Peter Edington was born in Aberdeen, Scotland in 1951 and lived in Malaya, where his father was attached to the Malay Regiment during the unrest of the early fifties.
In England, he was educated at Bedford School and went on to work with an old-established firm of Solicitors in Exeter, where he spent much time preparing criminal cases for clients on remand in the town’s jail. In 1974 he went to Guildford College of Law.
In 1982, he moved with his wife and three daughters to Shropshire, from where he taught Law and Business Management to General Motors dealerships around the United Kingdom.

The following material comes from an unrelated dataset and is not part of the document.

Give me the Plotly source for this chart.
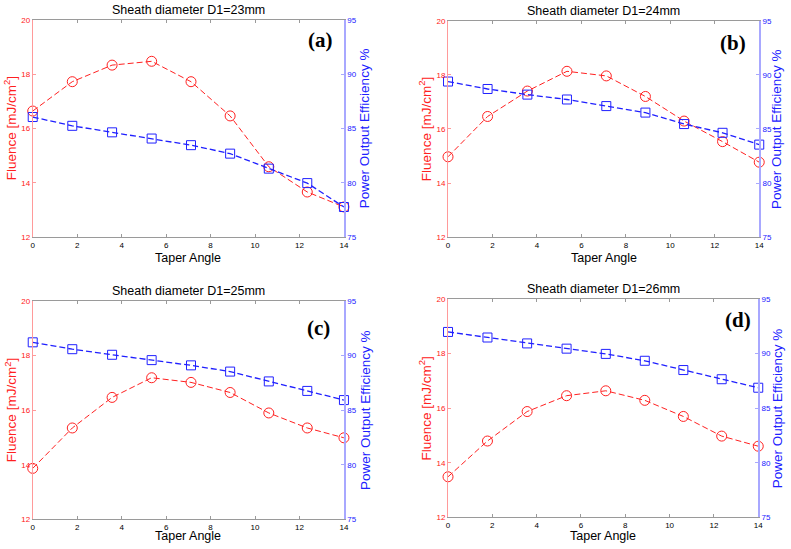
import plotly.graph_objects as go

taper_angle = [0, 1.78, 3.57, 5.35, 7.12, 8.88, 10.62, 12.35, 14.0]

fluence_a = [16.64, 17.72, 18.33, 18.47, 17.72, 16.46, 14.59, 13.66, 13.11]
power_a = [86.05, 85.24, 84.64, 84.07, 83.46, 82.68, 81.30, 79.97, 77.77]

fluence_b = [14.97, 16.46, 17.40, 18.13, 17.96, 17.20, 16.29, 15.53, 14.77]
power_b = [89.38, 88.69, 88.17, 87.72, 87.11, 86.51, 85.45, 84.64, 83.55]

fluence_c = [13.87, 15.35, 16.47, 17.19, 17.02, 16.65, 15.90, 15.35, 14.99]
power_c = [91.22, 90.59, 90.08, 89.59, 89.11, 88.54, 87.64, 86.77, 85.93]

fluence_d = [13.49, 14.80, 15.88, 16.46, 16.64, 16.29, 15.70, 14.98, 14.61]
power_d = [91.99, 91.48, 90.94, 90.46, 89.98, 89.35, 88.50, 87.66, 86.88]

titles = ["Sheath diameter D1=23mm", "Sheath diameter D1=24mm",
          "Sheath diameter D1=25mm", "Sheath diameter D1=26mm"]
panel_labels = ["(a)", "(b)", "(c)", "(d)"]
x_ticks = [0, 2, 4, 6, 8, 10, 12, 14]
left_ticks = [12, 14, 16, 18, 20]
right_ticks = [75, 80, 85, 90, 95]

W, H = 791, 549
# plot-area pixel boxes: left, right, top, bottom
boxes = [(31, 345, 16, 237), (450, 764, 17, 237),
         (31, 345, 302, 524), (450, 763, 300, 522)]
label_pos = [(321, 37), (738, 40), (319, 329), (743, 321)]
xtitle_y = [258, 258, 549, 549]
xtitle_anchor = ["middle", "middle", "bottom", "bottom"]
ltitle_x = [9, 427, 9, 427]
rtitle_x = [366, 782, 366, 782]

fluences = [fluence_a, fluence_b, fluence_c, fluence_d]
powers = [power_a, power_b, power_c, power_d]

RED = "#ff2020"
BLUE = "#2020ff"
RED_AX = "#ff9a9a"
BLUE_AX = "#a8a8ff"
GREY = "#9a9a9a"

fig = go.Figure()
layout = dict(width=W, height=H, margin=dict(l=0, r=0, t=0, b=0),
              paper_bgcolor="white", plot_bgcolor="white", showlegend=False,
              font=dict(family="Arial, Liberation Sans, sans-serif"))
annotations = []

for i in range(4):
    l, r, t, b = boxes[i]
    xd = [l / W, r / W]
    yd = [1 - b / H, 1 - t / H]
    xn = f"x{i+1}" if i else "x"
    yl_n = f"y{2*i+1}" if i else "y"
    yr_n = f"y{2*i+2}"
    xkey = f"xaxis{i+1}" if i else "xaxis"
    ylkey = f"yaxis{2*i+1}" if i else "yaxis"
    yrkey = f"yaxis{2*i+2}"

    layout[xkey] = dict(domain=xd, anchor=yl_n, range=[0, 14], tickvals=x_ticks,
                        showgrid=False, zeroline=False, showline=True, linecolor=GREY,
                        linewidth=1, mirror="ticks", ticks="inside", ticklen=3,
                        tickcolor=GREY, tickfont=dict(size=8, color="black"))
    layout[ylkey] = dict(domain=yd, anchor=xn, range=[12, 20], tickvals=left_ticks,
                         showgrid=False, zeroline=False, showline=True, linecolor=RED_AX,
                         linewidth=1, ticks="inside", ticklen=3, tickcolor=RED_AX,
                         tickfont=dict(size=8, color=RED))
    layout[yrkey] = dict(domain=yd, anchor=xn, overlaying=yl_n, side="right",
                         range=[75, 95], tickvals=right_ticks,
                         showgrid=False, zeroline=False, showline=True, linecolor=BLUE_AX,
                         linewidth=1.5, ticks="inside", ticklen=3, tickcolor=BLUE_AX,
                         tickfont=dict(size=8, color=BLUE))

    fig.add_trace(go.Scatter(x=taper_angle, y=fluences[i], xaxis=xn, yaxis=yl_n,
                             mode="lines+markers",
                             line=dict(color=RED, width=1, dash="6px,3px"),
                             marker=dict(symbol="circle-open", size=10, color=RED,
                                         line=dict(width=1, color=RED)),
                             cliponaxis=False))
    fig.add_trace(go.Scatter(x=taper_angle, y=powers[i], xaxis=xn, yaxis=yr_n,
                             mode="lines+markers",
                             line=dict(color=BLUE, width=1.3, dash="6px,3px"),
                             marker=dict(symbol="square-open", size=9, color=BLUE,
                                         line=dict(width=1, color=BLUE)),
                             cliponaxis=False))

    cx = (l + r) / 2
    cy = (t + b) / 2
    annotations.append(dict(text=titles[i], x=cx / W, y=1 - (t - 10) / H,
                            xref="paper", yref="paper", showarrow=False,
                            xanchor="center", yanchor="middle",
                            font=dict(size=12.5, color="black")))
    annotations.append(dict(text="Taper Angle", x=cx / W, y=1 - xtitle_y[i] / H,
                            xref="paper", yref="paper", showarrow=False,
                            xanchor="center", yanchor=xtitle_anchor[i],
                            borderpad=0,
                            font=dict(size=12.5, color="black")))
    annotations.append(dict(text="Fluence [mJ/cm<sup>2</sup>]", x=ltitle_x[i] / W,
                            y=1 - cy / H, xref="paper", yref="paper",
                            showarrow=False, textangle=-90, xanchor="center",
                            yanchor="middle", font=dict(size=13.5, color=RED)))
    annotations.append(dict(text="Power Output Efficiency %", x=rtitle_x[i] / W,
                            y=1 - cy / H, xref="paper", yref="paper",
                            showarrow=False, textangle=-90, xanchor="center",
                            yanchor="middle", font=dict(size=13.5, color=BLUE)))
    lx, ly = label_pos[i]
    annotations.append(dict(text=f"<b>{panel_labels[i]}</b>", x=lx / W, y=1 - ly / H,
                            xref="paper", yref="paper", showarrow=False,
                            xanchor="center", yanchor="middle",
                            font=dict(size=21, color="black",
                                      family="Liberation Serif, Times New Roman, serif")))

layout["annotations"] = annotations
fig.update_layout(**layout)
fig.write_html("out.html", config={"displayModeBar": False},
               post_script="document.body.style.margin='0';document.body.style.overflow='hidden';")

By 1989, he had succumbed to the call of the sea and decided on a sixty-foot sailing boat. It took three years to complete while he continued to work as a lecturer but in September ‘92 the new boat was launched in Plymouth.
The author and his family spent the next two years sailing in the Mediterranean, the Atlantic Ocean and the Caribbean.

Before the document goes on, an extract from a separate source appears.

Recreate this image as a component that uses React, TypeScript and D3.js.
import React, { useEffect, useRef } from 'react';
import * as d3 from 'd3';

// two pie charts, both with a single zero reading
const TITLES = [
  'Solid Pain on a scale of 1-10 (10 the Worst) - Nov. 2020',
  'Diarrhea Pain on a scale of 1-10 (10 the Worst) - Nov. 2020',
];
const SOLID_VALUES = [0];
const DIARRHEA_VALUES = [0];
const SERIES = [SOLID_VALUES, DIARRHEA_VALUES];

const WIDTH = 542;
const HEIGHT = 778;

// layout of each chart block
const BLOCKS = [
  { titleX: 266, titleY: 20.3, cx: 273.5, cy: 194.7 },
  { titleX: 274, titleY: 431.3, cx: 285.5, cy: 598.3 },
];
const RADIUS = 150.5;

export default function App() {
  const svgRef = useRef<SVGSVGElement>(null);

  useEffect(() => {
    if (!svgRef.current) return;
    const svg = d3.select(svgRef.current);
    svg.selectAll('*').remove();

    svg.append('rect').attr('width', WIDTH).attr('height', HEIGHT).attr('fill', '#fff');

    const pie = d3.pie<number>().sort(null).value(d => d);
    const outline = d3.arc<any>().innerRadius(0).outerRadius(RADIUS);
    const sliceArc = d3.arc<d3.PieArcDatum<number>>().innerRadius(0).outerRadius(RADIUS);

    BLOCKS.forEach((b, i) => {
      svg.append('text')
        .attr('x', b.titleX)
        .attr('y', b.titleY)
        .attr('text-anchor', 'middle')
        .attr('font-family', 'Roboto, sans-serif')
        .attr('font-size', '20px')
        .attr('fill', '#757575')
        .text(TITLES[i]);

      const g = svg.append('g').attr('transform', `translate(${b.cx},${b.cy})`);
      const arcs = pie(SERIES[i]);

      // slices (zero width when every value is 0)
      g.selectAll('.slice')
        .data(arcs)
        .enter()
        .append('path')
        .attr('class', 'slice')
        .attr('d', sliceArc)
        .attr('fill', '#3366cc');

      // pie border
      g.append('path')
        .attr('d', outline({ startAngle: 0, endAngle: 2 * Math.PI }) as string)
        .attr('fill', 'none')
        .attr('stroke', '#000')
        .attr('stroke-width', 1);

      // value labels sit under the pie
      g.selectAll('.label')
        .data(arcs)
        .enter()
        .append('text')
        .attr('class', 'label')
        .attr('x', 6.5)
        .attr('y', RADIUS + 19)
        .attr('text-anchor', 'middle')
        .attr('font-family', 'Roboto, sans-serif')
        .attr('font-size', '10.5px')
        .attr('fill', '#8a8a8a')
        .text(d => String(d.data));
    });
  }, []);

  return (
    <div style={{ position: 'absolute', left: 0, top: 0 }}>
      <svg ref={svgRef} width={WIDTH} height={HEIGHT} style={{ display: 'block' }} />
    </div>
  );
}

In April 1996, he began his first book. Since then he has written two full-length novels, The Colombian Exchange and Dead Run. His third, "Viva!" is a trilogy based in turbulent Central America, an area he has come to know well. He has been represented by the Tamar Karet Literary Agency in London.
Peter's articles have been printed in British national and local newspapers and magazines and he has appeared on national Television and radio. To celebrate the millennium, he sailed half-way round the world to Australia with his family on their yacht. During this trip, the BBC made a video documentary of their voyage up the Gambia River in West Africa to deliver cataract lenses to a bush hospital 200-miles up-river for Sight Savers International. Here, Gambian surgeons performed over two hundred eye operations, restoring sight to many local villagers.
The author sailed into Sydney on the eve of the new millennium to experience life down-under. He has now started writing "Viva!"